Slay started his first two games with the Lions. He didn’t start again until the final two games of his rookie season.

“When it happened to me, I responded well,” Slay said. “I kept fighting during the year and it made me the person and player I am today. I didn’t ever want to have that feeling again and I didn’t. Things panned out pretty well, and now I’m here with [Schwartz]. That’s how God works.

“So, yeah, I been there and done that before. I talked [Jacquet] through it. He responded well to it.”

Robey-Coleman has had his own problems this year. His eighth season in the league has been far from his best. On Sunday, he got beaten by the Cowboys’ rookie wide receiver, CeeDee Lamb, on a wheel route that Lamb turned into a 52-yard touchdown.

But like Slay, he has offered Jacquet support.

“I just took him under my wing and told him, ‘Man, as a corner, you’re going to remember games like that,’” Robey-Coleman said. “‘You’re going to remember these types of moments and these types of situations, and you’re going to get better from this.’

“I also told him this is where you take your game to the next level — by sharpening the details of your game and sharpening the details of the X’s and O’s of the game. So when you get back in those situations, instead of those plays winding up being receptions, they’ll be PBUs [pass-breakups] and interceptions.

“Cornerback isn’t an easy position to play. You have to have skin like an armadillo. You have to be able to roll with the punches. You have to be able to take on a lot of different pressures and stress that guys at other positions probably would never understand.”

False start issue

The Eagles committed 12 penalties in Sunday’s loss to the Cowboys. That’s the most they’ve had in a game since 2016.

Six of them were false starts — three on right tackle Matt Pryor, two on left guard Isaac Seumalo, and one on tight end Zach Ertz. They have 25 false-start penalties this season.
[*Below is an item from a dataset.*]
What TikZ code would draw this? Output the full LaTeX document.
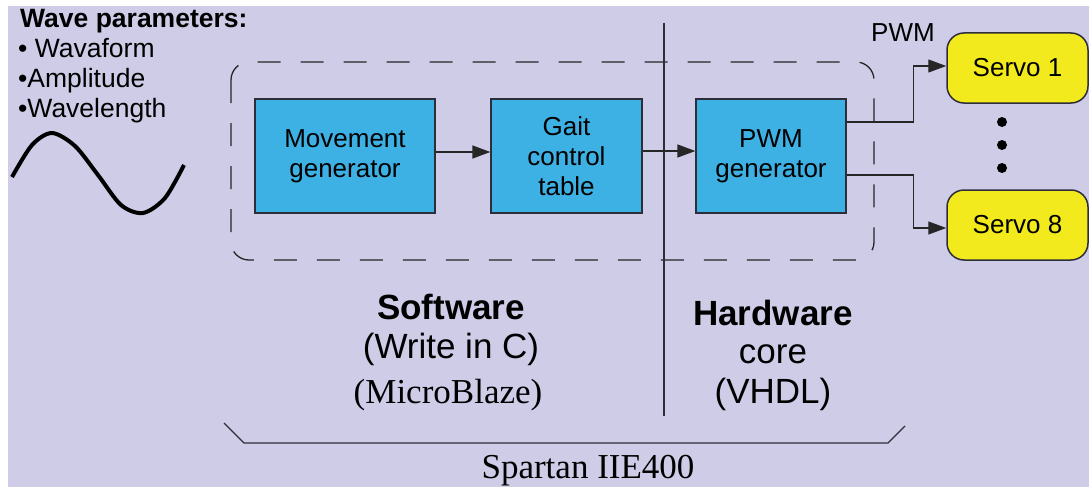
\documentclass[tikz,border=0pt]{standalone}
\usepackage{fontspec}
\setmainfont{Liberation Sans}
\newfontfamily\serifface{Liberation Serif}
\usetikzlibrary{arrows.meta}

\definecolor{bgc}{HTML}{CFCCE8}
\definecolor{blockblue}{HTML}{3EB1E4}
\definecolor{servoyellow}{HTML}{F2EA1C}
\definecolor{edge}{HTML}{2E2E3A}

\begin{document}
\begin{tikzpicture}[x=1pt,y=-1pt,
  block/.style={draw=edge, line width=1.3pt, fill=blockblue, minimum height=114pt,
    inner sep=0pt, align=center, font=\fontsize{26}{30}\selectfont},
  servo/.style={draw=edge, line width=1.5pt, fill=servoyellow, rounded corners=17pt,
    minimum width=141pt, minimum height=70pt, inner sep=0pt,
    font=\fontsize{26}{30}\selectfont},
  link/.style={draw=black!85, line width=1.3pt, -{Triangle[length=18pt,width=13pt]}},
  thinline/.style={draw=edge, line width=1.3pt},
  zone/.style={draw=black!85, line width=1.3pt, dash pattern=on 23pt off 20pt, rounded corners=18pt},
  listtext/.style={anchor=base west, inner sep=0pt, font=\fontsize{26.5}{30}\selectfont},
  captext/.style={anchor=base, inner sep=0pt, font=\fontsize{35}{40}\selectfont}
]
\useasboundingbox (0,0) rectangle (1089,487);
\fill[white] (0,0) rectangle (1089,487);
\fill[bgc] (8,6) rectangle (1089,487);

% wave parameter list
\node[listtext, font=\fontsize{26.5}{30}\selectfont\bfseries] (wp) at (20,28) {Wave parameters:};
\node[listtext] (w1) at (18,58) {• Wavaform};
\node[listtext] (w2) at (18,88) {•Amplitude};
\node[listtext] (w3) at (18,117) {•Wavelength};

% the wave
\draw[line width=4pt] plot[smooth] coordinates {(12,177) (32,145) (52,133) (75,146) (98,175) (121,205) (143,213) (165,198) (184,165)};

% software / hardware zone
\draw[zone] (231,62) rectangle (874,260);
\coordinate (divtop) at (664,23);
\coordinate (divbot) at (664,416);
\draw[thinline] (divtop) -- (divbot);

% processing blocks
\node[block, minimum width=180pt] (mg) at (345,156) {Movement\\generator};
\node[block, minimum width=151pt] (gait) at (566.5,156) {Gait\\control\\table};
\node[block, minimum width=150pt] (pwm) at (771,156) {PWM\\generator};

\draw[link] ([yshift=4pt]mg.east) -- ([yshift=4pt]gait.west);
\draw[link] ([yshift=5pt]gait.east) -- ([yshift=5pt]pwm.west);

% servos
\node[servo] (s1) at (1017.5,68) {Servo 1};
\node[servo] (s8) at (1017.5,225) {Servo 8};
\node[inner sep=0pt, font=\fontsize{26}{30}\selectfont] (pwmlabel) at (903,33) {PWM};

\draw[link] ([yshift=34pt]pwm.east) -- ++(67,0) |- ([yshift=2pt]s1.west);
\draw[link] ([yshift=-19pt]pwm.east) -- ++(67,0) |- ([yshift=-3pt]s8.west);

\fill (1002,122) circle (5pt);
\fill (1002,145) circle (5pt);
\fill (1002,168) circle (5pt);

% captions
\node[captext, font=\fontsize{35}{40}\selectfont\bfseries] (sw) at (451,319) {Software};
\node[captext] (swc) at (451,358) {(Write in C)};
\node[captext, font=\fontsize{35}{40}\selectfont\serifface] (swmb) at (448,403) {(MicroBlaze)};
\node[captext, font=\fontsize{35}{40}\selectfont\bfseries] (hw) at (773,325) {Hardware};
\node[captext] (hwc) at (773,363) {core};
\node[captext] (hwv) at (773,403) {(VHDL)};

% bracket under the chip
\coordinate (bl) at (224,423);
\coordinate (blc) at (244,443);
\coordinate (brc) at (888,443);
\coordinate (br) at (905,426);
\draw[thinline] (bl) -- (blc) -- (brc) -- (br);
\node[captext, font=\fontsize{35}{40}\selectfont\serifface] (chip) at (588,478) {Spartan IIE400};
\end{tikzpicture}
\end{document}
That’s the second-highest total in the league, behind only Arizona, which has 32.

Thirteen of the Eagles’ 25 false starts have come in Jalen Hurts’ three starts.

» READ MORE: Fire Jim Schwartz, and the Eagles will be headed in the right direction | Marcus Hayes

Head coach Doug Pederson attributed some of it to the players getting used to the cadence of a new quarterback. “Getting used to Jalen’s voice,” Pederson said after the game. “It’s something that we’ve coached him up to be better at. To obviously be louder.

“It’s something that, it’s something that can’t happen. You might have one every couple of weeks. But to have as many as we did [Sunday], it can’t happen.”

The Eagles always have had their fair share of false-start penalties since Doug Pederson was hired in 2016 and installed his offense. That would suggest that it’s more than just the volume of the quarterback’s voice.

In 2016, Pederson’s first season as head coach, the Eagles had 26 false-start penalties, the third most in the NFL. They were 15th in 2017 with 16, 19th in 2018 with 19, and 10th last year with 15.

Pryor has a team-high five false starts. Right guard Nate Herbig has four. Seumalo and left tackle Jordan Mailata each have three.

Hurts was asked this week about whether he needs to pump up the pre-snap volume.

“Anything that goes wrong offensively, I take ownership for,” he said. “It’s something that I have to do better. We’ve been communicating. Obviously, it’s a different voice back there for some of the guys. So it’s something we’re working on.”

It’s interesting that the two teams with the most false-start penalties both have quarterbacks who played at the University of Oklahoma. Maybe it’s Lincoln Riley’s fault.

» READ MORE: Jalen Hurts’ performance vs. Cowboys shows it’s far too early to anoint him the Eagles starter | Film Review

Figuring the Eagles

  1. Twenty-four of the Eagles’ 36 touchdown drives (66.7%) have been 70 yards or longer. In 2017, when they won the Super Bowl, 51.1% (24 of 47) were 70-plus yards. The Eagles have had just seven TD drives of four plays or fewer this season. In 2017, they had 12.

  2. In his three starts, Hurts has a 123.5 passer rating in the first half, but only a 53.7 rating in the second half. He has thrown five touchdown passes and no interceptions and been sacked twice in the first half. In the second half, he has zero TD passes, two interceptions, and seven sacks. His completion percentage in the second half is 48.3. His rushing numbers also have nosedived in the second half. He’s averaging 9.9 yards per carry in the first half and 3.9 in the second.

  3. The Eagles converted seven of 17 third downs against Dallas. Four of those conversions came on run plays. Hurts completed just four of 11 passes on third down. Both of his interceptions also were on third down. Hurts has a 76.4 third-down passer rating, including a 42.9 completion percentage.

  1. Hurts has been sacked five times in the red zone in the last two games. That equals the number of times Carson Wentz was sacked in the red zone in the first 12 games.

  2. Eagles wide receivers have 27 receptions for 441 yards and four touchdowns in the last two games. They averaged 16.3 yards per catch and 11.0 yards per target against the Cardinals and Cowboys. In the previous five games, they had 37 catches for 384 yards and two TDs, and averaged only 10.4 yards per catch and 5.0 yards per target.

  3. When the Eagles scored touchdowns on their first two possessions against the Cowboys, it was the first time they did that since Week 5 of the 2017 season against Arizona. They actually scored touchdowns on their first three possessions in that game, a 34-7 win.